● Stored records:
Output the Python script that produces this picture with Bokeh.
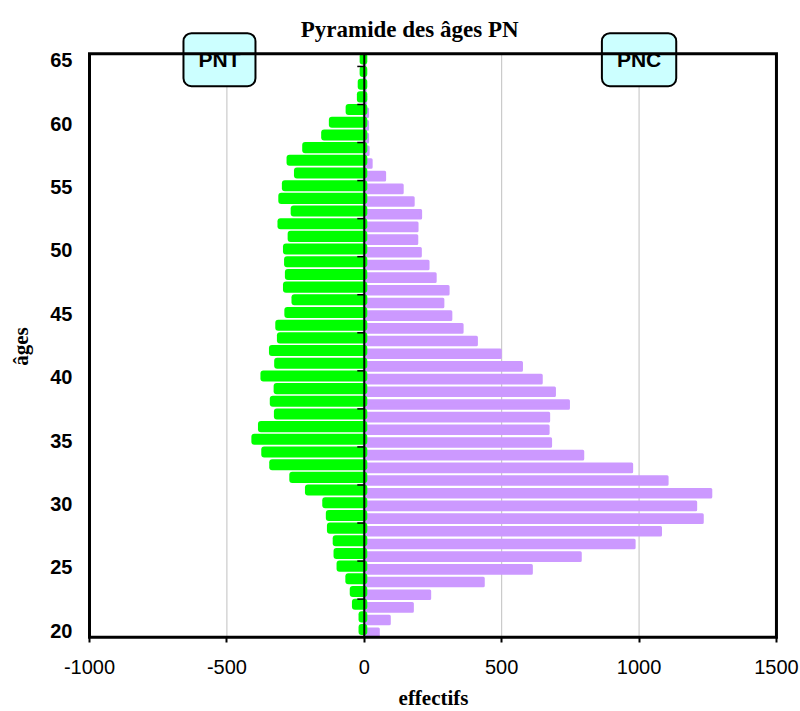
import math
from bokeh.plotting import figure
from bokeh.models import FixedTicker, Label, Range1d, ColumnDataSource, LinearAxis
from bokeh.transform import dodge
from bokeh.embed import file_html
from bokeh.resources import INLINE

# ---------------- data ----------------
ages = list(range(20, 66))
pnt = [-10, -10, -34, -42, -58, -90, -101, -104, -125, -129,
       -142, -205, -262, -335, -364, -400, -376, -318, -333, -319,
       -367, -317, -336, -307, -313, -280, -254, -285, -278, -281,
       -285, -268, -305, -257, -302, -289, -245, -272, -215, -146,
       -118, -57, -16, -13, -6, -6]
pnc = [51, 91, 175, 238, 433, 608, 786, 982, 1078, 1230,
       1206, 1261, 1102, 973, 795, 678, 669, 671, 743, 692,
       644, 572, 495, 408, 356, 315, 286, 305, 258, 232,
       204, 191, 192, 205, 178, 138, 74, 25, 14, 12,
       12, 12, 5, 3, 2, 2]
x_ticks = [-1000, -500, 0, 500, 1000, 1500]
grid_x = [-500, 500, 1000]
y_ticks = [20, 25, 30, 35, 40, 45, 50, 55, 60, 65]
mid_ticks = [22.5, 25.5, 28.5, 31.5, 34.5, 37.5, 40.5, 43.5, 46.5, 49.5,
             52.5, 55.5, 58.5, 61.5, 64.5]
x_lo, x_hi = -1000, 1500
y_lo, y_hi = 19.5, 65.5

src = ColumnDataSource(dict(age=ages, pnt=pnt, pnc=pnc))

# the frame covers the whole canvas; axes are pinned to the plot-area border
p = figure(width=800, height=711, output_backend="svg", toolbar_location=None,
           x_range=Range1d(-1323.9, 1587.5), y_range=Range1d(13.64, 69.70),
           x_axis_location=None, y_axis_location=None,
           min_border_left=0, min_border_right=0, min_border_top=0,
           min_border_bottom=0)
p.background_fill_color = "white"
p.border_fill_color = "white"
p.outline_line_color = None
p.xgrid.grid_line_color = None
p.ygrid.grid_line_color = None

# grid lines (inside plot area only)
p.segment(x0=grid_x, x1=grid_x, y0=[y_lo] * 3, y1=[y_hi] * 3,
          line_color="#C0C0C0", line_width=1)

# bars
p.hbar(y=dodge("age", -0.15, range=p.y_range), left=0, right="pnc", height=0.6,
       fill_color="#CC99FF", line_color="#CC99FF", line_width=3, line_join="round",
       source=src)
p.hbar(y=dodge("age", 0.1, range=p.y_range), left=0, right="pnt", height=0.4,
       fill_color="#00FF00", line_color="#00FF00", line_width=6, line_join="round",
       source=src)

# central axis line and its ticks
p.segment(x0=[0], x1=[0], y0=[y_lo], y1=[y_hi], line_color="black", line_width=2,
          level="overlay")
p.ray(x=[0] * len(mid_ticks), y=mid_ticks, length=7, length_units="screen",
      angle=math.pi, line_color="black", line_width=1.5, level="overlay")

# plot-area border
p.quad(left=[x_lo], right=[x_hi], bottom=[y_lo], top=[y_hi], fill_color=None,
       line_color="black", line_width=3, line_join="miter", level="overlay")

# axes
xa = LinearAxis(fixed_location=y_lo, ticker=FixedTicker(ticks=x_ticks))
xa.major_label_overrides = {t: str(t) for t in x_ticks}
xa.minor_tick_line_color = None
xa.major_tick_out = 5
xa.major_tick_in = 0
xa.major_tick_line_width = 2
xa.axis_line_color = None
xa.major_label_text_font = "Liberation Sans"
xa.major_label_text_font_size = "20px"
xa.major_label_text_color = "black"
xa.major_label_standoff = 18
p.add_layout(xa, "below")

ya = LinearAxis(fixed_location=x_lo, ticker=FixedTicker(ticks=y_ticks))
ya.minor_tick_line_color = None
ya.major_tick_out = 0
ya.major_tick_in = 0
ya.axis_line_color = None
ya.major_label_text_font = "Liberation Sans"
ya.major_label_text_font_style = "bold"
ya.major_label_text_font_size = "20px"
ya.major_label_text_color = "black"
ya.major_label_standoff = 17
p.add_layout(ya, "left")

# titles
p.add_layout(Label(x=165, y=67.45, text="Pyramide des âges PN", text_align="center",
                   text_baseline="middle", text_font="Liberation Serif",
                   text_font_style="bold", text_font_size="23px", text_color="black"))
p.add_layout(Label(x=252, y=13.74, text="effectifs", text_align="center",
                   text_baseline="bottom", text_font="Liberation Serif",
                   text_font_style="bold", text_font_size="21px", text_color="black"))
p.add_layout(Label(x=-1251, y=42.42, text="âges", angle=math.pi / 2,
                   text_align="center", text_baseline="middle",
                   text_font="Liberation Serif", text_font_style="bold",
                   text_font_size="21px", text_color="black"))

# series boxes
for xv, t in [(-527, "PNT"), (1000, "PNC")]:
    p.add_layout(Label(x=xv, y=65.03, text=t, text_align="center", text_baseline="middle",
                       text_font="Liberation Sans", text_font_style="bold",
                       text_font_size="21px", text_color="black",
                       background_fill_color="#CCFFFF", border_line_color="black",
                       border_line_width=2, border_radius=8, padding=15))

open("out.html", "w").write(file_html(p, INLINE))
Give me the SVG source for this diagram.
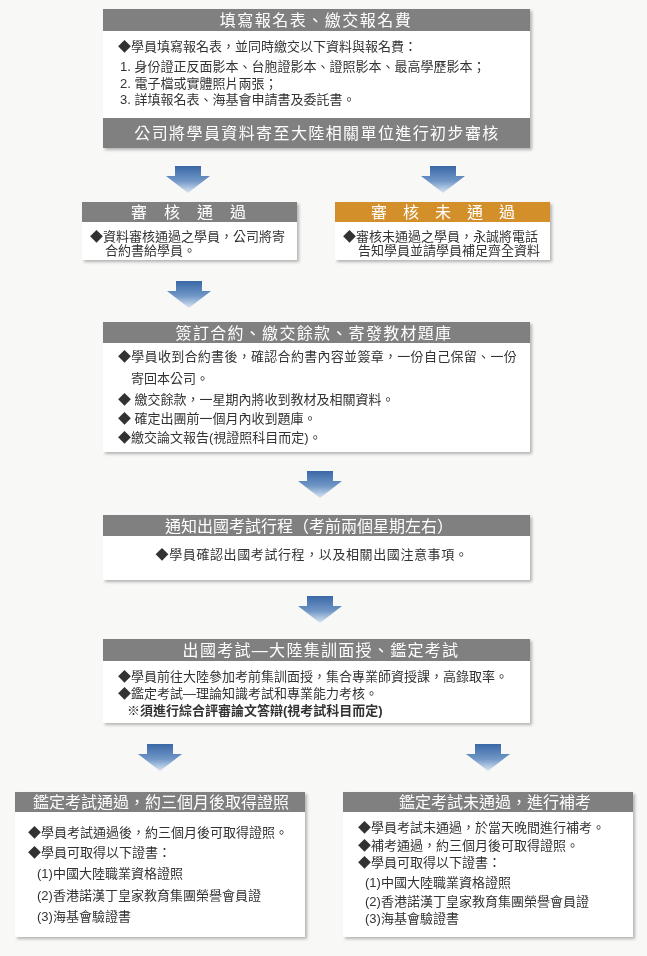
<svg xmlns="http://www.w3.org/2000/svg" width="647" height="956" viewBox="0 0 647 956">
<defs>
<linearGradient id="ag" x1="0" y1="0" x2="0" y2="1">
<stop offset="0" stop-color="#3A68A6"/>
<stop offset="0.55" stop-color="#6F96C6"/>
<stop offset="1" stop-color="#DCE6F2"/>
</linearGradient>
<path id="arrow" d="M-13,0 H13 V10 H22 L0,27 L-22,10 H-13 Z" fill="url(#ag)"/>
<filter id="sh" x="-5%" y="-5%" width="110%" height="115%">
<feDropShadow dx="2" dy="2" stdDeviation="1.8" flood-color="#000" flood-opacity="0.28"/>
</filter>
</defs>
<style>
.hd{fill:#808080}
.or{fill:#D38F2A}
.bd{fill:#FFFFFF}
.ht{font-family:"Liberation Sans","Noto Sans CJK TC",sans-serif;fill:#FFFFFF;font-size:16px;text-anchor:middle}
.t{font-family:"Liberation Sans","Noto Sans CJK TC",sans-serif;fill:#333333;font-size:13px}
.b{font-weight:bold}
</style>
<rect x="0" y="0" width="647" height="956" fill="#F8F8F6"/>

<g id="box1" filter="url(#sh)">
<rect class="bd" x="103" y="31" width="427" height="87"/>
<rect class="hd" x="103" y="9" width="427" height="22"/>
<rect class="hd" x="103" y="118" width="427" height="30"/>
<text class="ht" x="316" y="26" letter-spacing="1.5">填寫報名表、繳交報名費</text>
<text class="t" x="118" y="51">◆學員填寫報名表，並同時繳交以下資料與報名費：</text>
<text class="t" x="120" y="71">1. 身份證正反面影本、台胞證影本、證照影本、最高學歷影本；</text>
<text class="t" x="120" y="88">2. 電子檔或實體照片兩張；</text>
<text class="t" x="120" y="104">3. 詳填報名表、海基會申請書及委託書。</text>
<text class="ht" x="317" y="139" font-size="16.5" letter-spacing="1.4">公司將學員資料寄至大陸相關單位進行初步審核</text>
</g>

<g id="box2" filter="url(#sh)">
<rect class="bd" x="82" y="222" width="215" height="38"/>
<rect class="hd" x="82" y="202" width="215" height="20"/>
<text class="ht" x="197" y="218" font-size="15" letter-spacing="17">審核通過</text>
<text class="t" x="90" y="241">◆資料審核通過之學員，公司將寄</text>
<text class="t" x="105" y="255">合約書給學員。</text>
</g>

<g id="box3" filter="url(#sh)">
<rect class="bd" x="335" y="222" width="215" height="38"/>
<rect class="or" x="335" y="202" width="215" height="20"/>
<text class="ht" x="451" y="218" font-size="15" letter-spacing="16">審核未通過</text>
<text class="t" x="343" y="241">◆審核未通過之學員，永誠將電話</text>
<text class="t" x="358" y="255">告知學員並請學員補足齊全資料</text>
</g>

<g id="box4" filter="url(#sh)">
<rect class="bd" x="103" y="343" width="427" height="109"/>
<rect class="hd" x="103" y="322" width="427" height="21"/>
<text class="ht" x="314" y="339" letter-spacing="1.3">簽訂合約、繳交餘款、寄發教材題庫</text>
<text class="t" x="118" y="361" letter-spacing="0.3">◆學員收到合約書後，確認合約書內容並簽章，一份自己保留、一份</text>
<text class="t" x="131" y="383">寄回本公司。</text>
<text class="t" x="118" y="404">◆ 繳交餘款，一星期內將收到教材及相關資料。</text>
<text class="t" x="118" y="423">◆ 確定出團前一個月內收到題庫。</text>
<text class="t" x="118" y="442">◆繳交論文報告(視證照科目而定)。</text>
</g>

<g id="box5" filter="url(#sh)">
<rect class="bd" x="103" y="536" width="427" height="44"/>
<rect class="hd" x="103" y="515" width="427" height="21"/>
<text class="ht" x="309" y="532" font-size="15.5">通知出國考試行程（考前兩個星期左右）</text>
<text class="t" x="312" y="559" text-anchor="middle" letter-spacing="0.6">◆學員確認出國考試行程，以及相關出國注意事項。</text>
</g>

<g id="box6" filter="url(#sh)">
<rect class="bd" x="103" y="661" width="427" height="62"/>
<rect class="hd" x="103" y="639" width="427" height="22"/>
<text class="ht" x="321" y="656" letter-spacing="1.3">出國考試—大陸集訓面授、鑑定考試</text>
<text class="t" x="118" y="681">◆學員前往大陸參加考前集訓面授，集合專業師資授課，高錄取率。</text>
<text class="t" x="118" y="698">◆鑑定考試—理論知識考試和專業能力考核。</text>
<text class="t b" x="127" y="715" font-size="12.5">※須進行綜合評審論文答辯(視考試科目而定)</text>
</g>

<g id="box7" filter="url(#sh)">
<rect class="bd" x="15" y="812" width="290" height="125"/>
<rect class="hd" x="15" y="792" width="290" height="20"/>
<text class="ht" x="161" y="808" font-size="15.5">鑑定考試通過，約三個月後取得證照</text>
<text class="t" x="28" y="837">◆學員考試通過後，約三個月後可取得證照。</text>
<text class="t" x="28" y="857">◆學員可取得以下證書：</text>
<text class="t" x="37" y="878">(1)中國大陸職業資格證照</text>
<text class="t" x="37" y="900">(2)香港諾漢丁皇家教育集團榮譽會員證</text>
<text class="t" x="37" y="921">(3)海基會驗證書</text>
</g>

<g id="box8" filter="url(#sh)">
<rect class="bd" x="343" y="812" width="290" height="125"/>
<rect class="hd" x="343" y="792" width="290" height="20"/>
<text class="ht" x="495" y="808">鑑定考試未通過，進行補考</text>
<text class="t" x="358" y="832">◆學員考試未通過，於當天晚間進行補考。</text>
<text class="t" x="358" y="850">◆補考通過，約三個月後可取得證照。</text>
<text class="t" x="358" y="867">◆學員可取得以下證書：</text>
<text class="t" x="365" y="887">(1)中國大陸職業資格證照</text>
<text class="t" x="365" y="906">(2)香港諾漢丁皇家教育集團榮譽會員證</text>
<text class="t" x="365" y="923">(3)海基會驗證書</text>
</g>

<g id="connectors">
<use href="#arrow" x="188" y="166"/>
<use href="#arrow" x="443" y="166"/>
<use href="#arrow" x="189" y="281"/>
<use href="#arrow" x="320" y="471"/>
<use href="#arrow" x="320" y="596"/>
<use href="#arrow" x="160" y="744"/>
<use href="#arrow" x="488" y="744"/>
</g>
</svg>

● Given task: Only the lines from the start of the entries above to the line containing "from bokeh.resources import INLINE" are to be given again, exactly and with both ends included; pictures are excluded.

● Written response:
Output the Python script that produces this picture with Bokeh.
import math
from bokeh.plotting import figure
from bokeh.models import FixedTicker, Label, Range1d, ColumnDataSource, LinearAxis
from bokeh.transform import dodge
from bokeh.embed import file_html
from bokeh.resources import INLINE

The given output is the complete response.